[Short task]: Starting at the line that contains "Write the matplotlib code for this chart.", copy every line down to the line that contains "from matplotlib.ticker import MultipleLocator", inclusive, exactly as it stands. Omit all other lines.

━━━━━ Task material

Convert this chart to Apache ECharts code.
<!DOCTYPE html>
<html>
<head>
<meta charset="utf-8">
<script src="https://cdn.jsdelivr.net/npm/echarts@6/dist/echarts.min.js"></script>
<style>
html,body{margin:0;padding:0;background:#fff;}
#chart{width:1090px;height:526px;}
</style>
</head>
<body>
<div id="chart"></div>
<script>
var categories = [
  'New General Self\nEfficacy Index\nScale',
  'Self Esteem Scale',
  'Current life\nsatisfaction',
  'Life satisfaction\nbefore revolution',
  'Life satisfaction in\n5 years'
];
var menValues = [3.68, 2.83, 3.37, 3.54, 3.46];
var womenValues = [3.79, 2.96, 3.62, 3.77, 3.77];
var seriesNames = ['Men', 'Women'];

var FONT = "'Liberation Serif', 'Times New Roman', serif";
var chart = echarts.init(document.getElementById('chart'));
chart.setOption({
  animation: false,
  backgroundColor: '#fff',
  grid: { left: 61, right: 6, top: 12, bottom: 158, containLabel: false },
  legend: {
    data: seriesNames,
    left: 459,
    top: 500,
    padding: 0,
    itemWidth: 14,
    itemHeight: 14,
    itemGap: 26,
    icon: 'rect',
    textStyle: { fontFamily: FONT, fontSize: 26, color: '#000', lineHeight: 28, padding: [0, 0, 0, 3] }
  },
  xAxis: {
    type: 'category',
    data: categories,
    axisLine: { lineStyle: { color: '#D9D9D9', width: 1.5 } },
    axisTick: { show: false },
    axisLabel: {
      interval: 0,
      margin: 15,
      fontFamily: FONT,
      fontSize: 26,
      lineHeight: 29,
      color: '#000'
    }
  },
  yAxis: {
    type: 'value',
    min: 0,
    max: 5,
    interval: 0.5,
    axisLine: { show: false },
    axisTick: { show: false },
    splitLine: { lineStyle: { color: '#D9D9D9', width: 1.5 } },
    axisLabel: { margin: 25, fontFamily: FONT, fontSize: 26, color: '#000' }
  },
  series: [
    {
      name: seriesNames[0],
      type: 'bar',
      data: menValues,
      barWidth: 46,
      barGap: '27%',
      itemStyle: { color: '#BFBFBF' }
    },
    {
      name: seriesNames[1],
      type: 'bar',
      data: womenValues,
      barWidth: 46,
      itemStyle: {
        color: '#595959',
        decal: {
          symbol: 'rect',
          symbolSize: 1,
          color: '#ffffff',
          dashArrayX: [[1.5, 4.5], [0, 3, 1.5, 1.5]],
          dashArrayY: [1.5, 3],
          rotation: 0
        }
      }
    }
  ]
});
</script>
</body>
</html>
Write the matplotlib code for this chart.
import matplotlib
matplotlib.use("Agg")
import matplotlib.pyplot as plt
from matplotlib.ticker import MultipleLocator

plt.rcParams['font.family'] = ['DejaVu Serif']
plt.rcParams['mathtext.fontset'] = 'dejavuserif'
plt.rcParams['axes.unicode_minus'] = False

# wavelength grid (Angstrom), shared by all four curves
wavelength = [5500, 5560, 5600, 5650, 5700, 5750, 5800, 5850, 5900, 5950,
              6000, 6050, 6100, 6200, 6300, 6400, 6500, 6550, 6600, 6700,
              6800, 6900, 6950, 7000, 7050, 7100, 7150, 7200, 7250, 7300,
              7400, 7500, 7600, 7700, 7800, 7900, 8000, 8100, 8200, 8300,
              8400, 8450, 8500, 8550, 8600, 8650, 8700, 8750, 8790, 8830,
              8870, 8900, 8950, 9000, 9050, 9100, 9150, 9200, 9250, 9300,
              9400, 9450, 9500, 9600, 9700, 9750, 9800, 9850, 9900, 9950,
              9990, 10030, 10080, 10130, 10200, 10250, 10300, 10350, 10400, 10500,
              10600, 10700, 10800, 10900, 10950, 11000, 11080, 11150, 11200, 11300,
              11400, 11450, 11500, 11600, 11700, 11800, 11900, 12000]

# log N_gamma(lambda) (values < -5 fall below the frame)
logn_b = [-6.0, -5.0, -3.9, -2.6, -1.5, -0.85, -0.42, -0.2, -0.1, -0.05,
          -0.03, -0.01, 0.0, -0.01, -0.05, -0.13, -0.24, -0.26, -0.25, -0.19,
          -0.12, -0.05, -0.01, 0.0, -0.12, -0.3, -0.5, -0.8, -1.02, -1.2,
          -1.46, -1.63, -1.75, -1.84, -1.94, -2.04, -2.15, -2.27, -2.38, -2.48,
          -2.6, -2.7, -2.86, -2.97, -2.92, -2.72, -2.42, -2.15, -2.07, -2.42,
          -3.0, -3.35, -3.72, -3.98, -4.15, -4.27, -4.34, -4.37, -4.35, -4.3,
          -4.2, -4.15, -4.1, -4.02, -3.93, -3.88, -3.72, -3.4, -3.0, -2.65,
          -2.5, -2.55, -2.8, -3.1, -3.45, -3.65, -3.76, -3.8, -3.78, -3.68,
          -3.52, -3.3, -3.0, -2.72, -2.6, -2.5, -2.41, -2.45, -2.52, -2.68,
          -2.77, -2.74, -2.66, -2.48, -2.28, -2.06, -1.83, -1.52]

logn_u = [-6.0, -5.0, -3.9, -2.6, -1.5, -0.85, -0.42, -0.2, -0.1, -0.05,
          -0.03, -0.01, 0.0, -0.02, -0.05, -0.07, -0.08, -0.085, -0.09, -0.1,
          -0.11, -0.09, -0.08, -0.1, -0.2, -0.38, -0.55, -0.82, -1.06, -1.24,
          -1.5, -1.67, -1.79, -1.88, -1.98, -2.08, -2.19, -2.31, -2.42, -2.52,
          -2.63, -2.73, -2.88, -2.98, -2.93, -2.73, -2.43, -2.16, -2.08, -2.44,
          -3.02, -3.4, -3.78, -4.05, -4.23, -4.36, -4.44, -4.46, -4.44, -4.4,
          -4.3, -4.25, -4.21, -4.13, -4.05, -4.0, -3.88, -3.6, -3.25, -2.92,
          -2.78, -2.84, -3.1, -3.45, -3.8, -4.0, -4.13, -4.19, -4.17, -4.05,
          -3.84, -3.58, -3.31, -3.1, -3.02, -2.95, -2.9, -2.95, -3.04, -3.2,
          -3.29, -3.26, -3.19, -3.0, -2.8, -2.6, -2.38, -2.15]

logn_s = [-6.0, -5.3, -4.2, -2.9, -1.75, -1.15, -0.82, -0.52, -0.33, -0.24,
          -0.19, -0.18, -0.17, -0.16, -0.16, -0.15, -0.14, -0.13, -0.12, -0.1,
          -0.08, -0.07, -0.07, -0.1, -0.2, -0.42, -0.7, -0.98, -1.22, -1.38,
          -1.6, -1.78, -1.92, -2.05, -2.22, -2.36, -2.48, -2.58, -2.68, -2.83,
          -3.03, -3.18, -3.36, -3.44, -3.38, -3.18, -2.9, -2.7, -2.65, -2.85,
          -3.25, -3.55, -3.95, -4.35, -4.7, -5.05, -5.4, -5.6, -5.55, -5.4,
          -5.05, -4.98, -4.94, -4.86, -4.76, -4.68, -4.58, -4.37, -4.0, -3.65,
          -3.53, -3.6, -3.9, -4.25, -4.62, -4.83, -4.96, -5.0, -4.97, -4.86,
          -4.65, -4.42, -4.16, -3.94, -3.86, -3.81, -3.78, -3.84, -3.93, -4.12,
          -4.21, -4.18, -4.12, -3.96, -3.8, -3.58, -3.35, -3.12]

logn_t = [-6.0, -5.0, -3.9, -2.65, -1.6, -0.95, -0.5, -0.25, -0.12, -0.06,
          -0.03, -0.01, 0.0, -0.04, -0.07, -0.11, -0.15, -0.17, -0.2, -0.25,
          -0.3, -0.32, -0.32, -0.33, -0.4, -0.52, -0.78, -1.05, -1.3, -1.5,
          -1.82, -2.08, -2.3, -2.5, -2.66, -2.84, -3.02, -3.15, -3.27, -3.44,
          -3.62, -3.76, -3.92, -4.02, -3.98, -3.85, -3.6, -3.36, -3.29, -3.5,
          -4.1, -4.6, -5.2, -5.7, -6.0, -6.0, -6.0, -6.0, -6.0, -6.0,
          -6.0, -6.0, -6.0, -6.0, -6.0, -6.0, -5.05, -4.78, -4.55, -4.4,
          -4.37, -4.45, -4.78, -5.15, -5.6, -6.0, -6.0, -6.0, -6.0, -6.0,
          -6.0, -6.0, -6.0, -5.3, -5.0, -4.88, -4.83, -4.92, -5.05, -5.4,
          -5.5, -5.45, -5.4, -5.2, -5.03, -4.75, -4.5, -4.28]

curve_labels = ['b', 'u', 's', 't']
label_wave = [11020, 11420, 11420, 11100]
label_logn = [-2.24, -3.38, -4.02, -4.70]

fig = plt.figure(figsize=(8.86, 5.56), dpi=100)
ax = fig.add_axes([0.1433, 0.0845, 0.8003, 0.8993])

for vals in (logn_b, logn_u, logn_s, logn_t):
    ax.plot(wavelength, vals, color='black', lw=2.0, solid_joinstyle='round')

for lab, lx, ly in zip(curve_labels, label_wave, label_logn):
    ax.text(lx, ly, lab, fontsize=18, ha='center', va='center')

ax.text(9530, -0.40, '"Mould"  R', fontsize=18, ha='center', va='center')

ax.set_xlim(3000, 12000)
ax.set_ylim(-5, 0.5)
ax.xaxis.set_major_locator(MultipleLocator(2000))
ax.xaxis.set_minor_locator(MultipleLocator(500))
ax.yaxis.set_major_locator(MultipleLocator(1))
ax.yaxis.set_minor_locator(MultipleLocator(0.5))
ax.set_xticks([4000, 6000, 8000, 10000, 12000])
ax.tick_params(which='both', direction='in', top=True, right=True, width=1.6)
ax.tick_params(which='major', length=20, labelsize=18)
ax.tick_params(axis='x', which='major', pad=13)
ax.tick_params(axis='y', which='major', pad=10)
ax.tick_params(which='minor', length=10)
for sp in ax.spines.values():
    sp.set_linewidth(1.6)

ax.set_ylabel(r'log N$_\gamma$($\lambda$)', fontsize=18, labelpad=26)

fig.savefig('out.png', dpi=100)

━━━━━━━━━━

[Complete answer]:
Write the matplotlib code for this chart.
import matplotlib
matplotlib.use("Agg")
import matplotlib.pyplot as plt
from matplotlib.ticker import MultipleLocator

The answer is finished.